Banking and finance

18 August, 2014

Swaps: Don’t be late

The review process agreed between the 9 major UK banks and the FCA in 2012, relating to allegations of the historic mis-selling of Interest Rate Hedging Products (‘Swaps’) is finally reaching its conclusion.  Outside of this review time may be running out to bring legal claims.

 

Those customers who joined the review before March this year will have been notified of the banks’ proposed redress and of the nearly 16,000 determinations made under the review, 13,500 have included a cash redress offer.

 

To date, around 8,000 customers have accepted a redress offer and £1.2 billion is being paid out. 

 

But what of those who are still waiting for a redress offer from their bank, or those that were determined to be ‘sophisticated’, and therefore outside of the review? There are other avenues of redress which can potentially be explored however customers need to act swiftly.
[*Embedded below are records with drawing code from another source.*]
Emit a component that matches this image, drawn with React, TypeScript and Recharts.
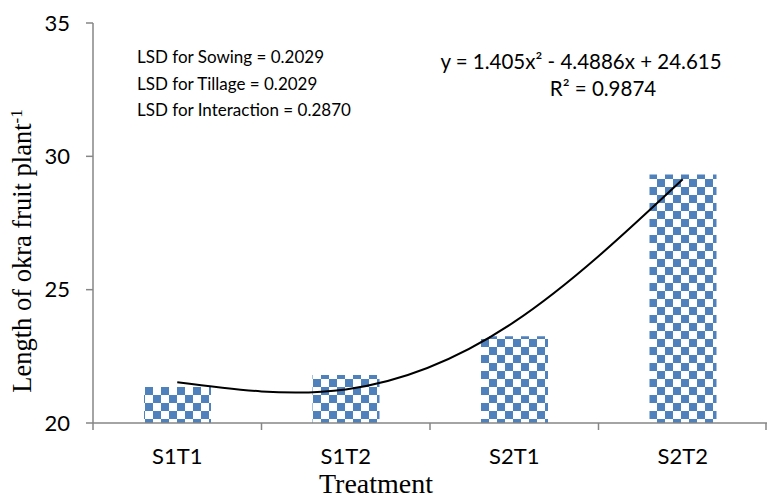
import { Bar, ComposedChart, Line, XAxis, YAxis } from 'recharts'

const categories = ['S1T1', 'S1T2', 'S2T1', 'S2T2']
const lengthValues = [21.35, 21.8, 23.25, 29.32]
// polynomial trendline as drawn on the chart, read at each treatment
const trendValues = [21.53, 21.26, 23.79, 29.14]
const yTicks = [20, 25, 30, 35]
const lsdLines = ['LSD for Sowing = 0.2029', 'LSD for Tillage = 0.2029', 'LSD for Interaction = 0.2870']

const data = categories.map((c, i) => ({ name: c, value: lengthValues[i], trend: trendValues[i] }))

const W = 767
const H = 500
const AXIS_W = 93
const PLOT_W = W - AXIS_W
const HALF_BAND = PLOT_W / categories.length / 2
const SANS = 'Lato, "Open Sans", sans-serif'
const SERIF = '"Liberation Serif", "DejaVu Serif", serif'

function CategoryTick(props: any) {
  const { x, y, payload, index } = props
  const last = index === categories.length - 1
  return (
    <g>
      <line x1={x - HALF_BAND} x2={x - HALF_BAND} y1={y - 8} y2={y - 1} stroke="#868686" strokeWidth={1.5} />
      {last && <line x1={x + HALF_BAND - 1} x2={x + HALF_BAND - 1} y1={y - 8} y2={y - 1} stroke="#868686" strokeWidth={1.5} />}
      <text x={x} y={y + 33} textAnchor="middle" fontSize={22} fontFamily={SANS} fill="#000">
        {payload.value}
      </text>
    </g>
  )
}

export default function App() {
  return (
    <div style={{ position: 'absolute', left: 0, top: 0, width: W, height: H, background: '#fff' }}>
      <ComposedChart width={W} height={H} data={data} margin={{ top: 23, right: 0, bottom: 47, left: 0 }}>
        <defs>
          <pattern id="checker" patternUnits="userSpaceOnUse" width={16} height={16} x={1} y={3}>
            <rect x={0} y={0} width={16} height={16} fill="#fff" />
            <rect x={0} y={0} width={8} height={8} fill="#4F81BD" />
            <rect x={8} y={8} width={8} height={8} fill="#4F81BD" />
          </pattern>
        </defs>
        <XAxis
          dataKey="name"
          height={30}
          axisLine={{ stroke: '#868686', strokeWidth: 1.5 }}
          tickLine={false}
          tick={<CategoryTick />}
          interval={0}
        />
        <YAxis
          width={AXIS_W}
          domain={[20, 35]}
          ticks={yTicks}
          allowDataOverflow
          axisLine={{ stroke: '#868686', strokeWidth: 1.5 }}
          tickLine={{ stroke: '#868686', strokeWidth: 1.5 }}
          tickSize={7}
          tickMargin={16}
          tick={{ fill: '#000', fontSize: 22, fontFamily: SANS }}
        />
        <Bar dataKey="value" barSize={67} fill="url(#checker)" isAnimationActive={false} />
        <Line
          dataKey="trend"
          type="natural"
          stroke="#000"
          strokeWidth={2}
          dot={false}
          activeDot={false}
          isAnimationActive={false}
        />
      </ComposedChart>
      <svg width={W} height={H} style={{ position: 'absolute', left: 0, top: 0, pointerEvents: 'none' }}>
        {lsdLines.map((t, i) => (
          <text key={t} x={137} y={63 + i * 26.5} fontSize={17} fontFamily={SANS} fill="#000">
            {t}
          </text>
        ))}
        <text x={581} y={69} textAnchor="middle" fontSize={20.5} fontFamily={SANS} fill="#000">
          y = 1.405x² - 4.4886x + 24.615
        </text>
        <text x={603} y={96} textAnchor="middle" fontSize={20.5} fontFamily={SANS} fill="#000">
          R² = 0.9874
        </text>
        <text x={376} y={493} textAnchor="middle" fontSize={28} fontFamily={SERIF} fill="#000">
          Treatment
        </text>
        <text
          transform="translate(31 251) rotate(-90)"
          textAnchor="middle"
          fontSize={26.5}
          fontFamily={SERIF}
          fill="#000"
        >
          Length of okra fruit plant<tspan dy={-9} fontSize={17}>-1</tspan>
        </text>
      </svg>
    </div>
  )
}
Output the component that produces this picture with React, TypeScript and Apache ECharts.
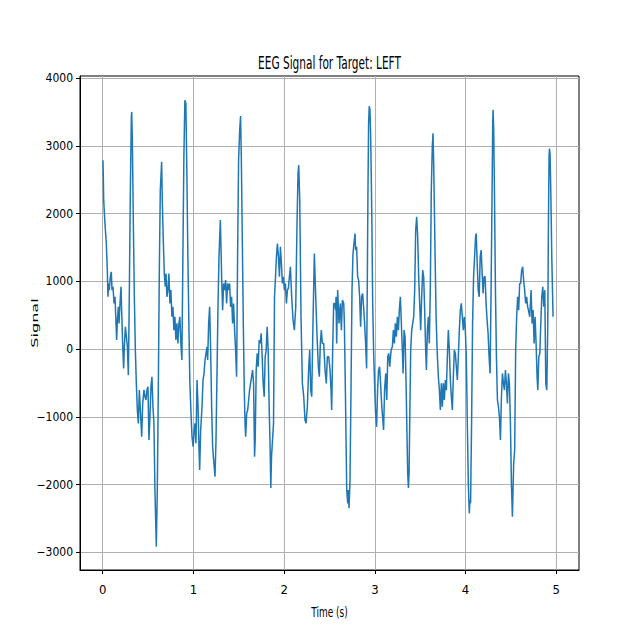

Even for those who have been told by their bank to await a redress offer, by simply waiting, customers may find themselves out of time to explore other options.

 

Even if a customer has been selected for the review, it is not guaranteed that mis-selling will be found or that the redress proposed by the bank will be adequate or fair. Redress can range from a cancellation of the original Swap and a refund of monies paid with 8% interest, to the Swap being replaced with a ‘more appropriate’ Swap.

 

A legal claim outside of the review must be brought within a specified period of time. Generally speaking, in Swaps mis-selling claims, the time period in which to bring a claim will be 6 years from the date of entering into the Swap. For Swaps dated earlier than 2008 time in which to bring a claim may have already expired and for those dated 2008 or later, time is likely to be running out. Simply being in the review process will not stop time running.

 

Claims against the banks typically relate to: negligent advice given by the bank before the Swap was entered into; a breach of contract by the bank; a claim for a negligent misstatement made to the customer that induced them into agreeing the Swap; and the bank’s breach of its statutory duties.

 

The main complaints from customers to date have focused on what was, and what was not explained to them at the time of entering into the Swap; non-disclosure of the potential for and the size of exit costs (that you may have to buy yourself out of the product); and Swaps being for longer periods than the original borrowings. Some customers have found themselves, having repaid the original loan, still liable to make payments under the Swap for many years more (as it is a product separate from the loan).

 

Whilst the case law in claims against the banks to date may not be encouraging, and claims can be difficult to prove, that it not to say that it is impossible to succeed. It should be noted also that the cases that have gone to trial to date do not necessarily reflect the likely merits or potential success of other cases yet to reach trial; it is in the banks’ interests to settle potentially successful claims on a confidential basis before they ever see a courtroom.

 

Aside from a legal claim, it may also be possible to refer a case to the Financial Ombudsman to seek a determination however, it should be noted that the powers of the Ombudsman are limited in respect of the amount of compensation that can be awarded.

 

As mentioned at the start of this article, outside of the FCA review process time is running out to consider claims against the banks. Customers are advised therefore, if they are considering a claim against their bank, to seek legal advice without delay or they may find themselves out of time.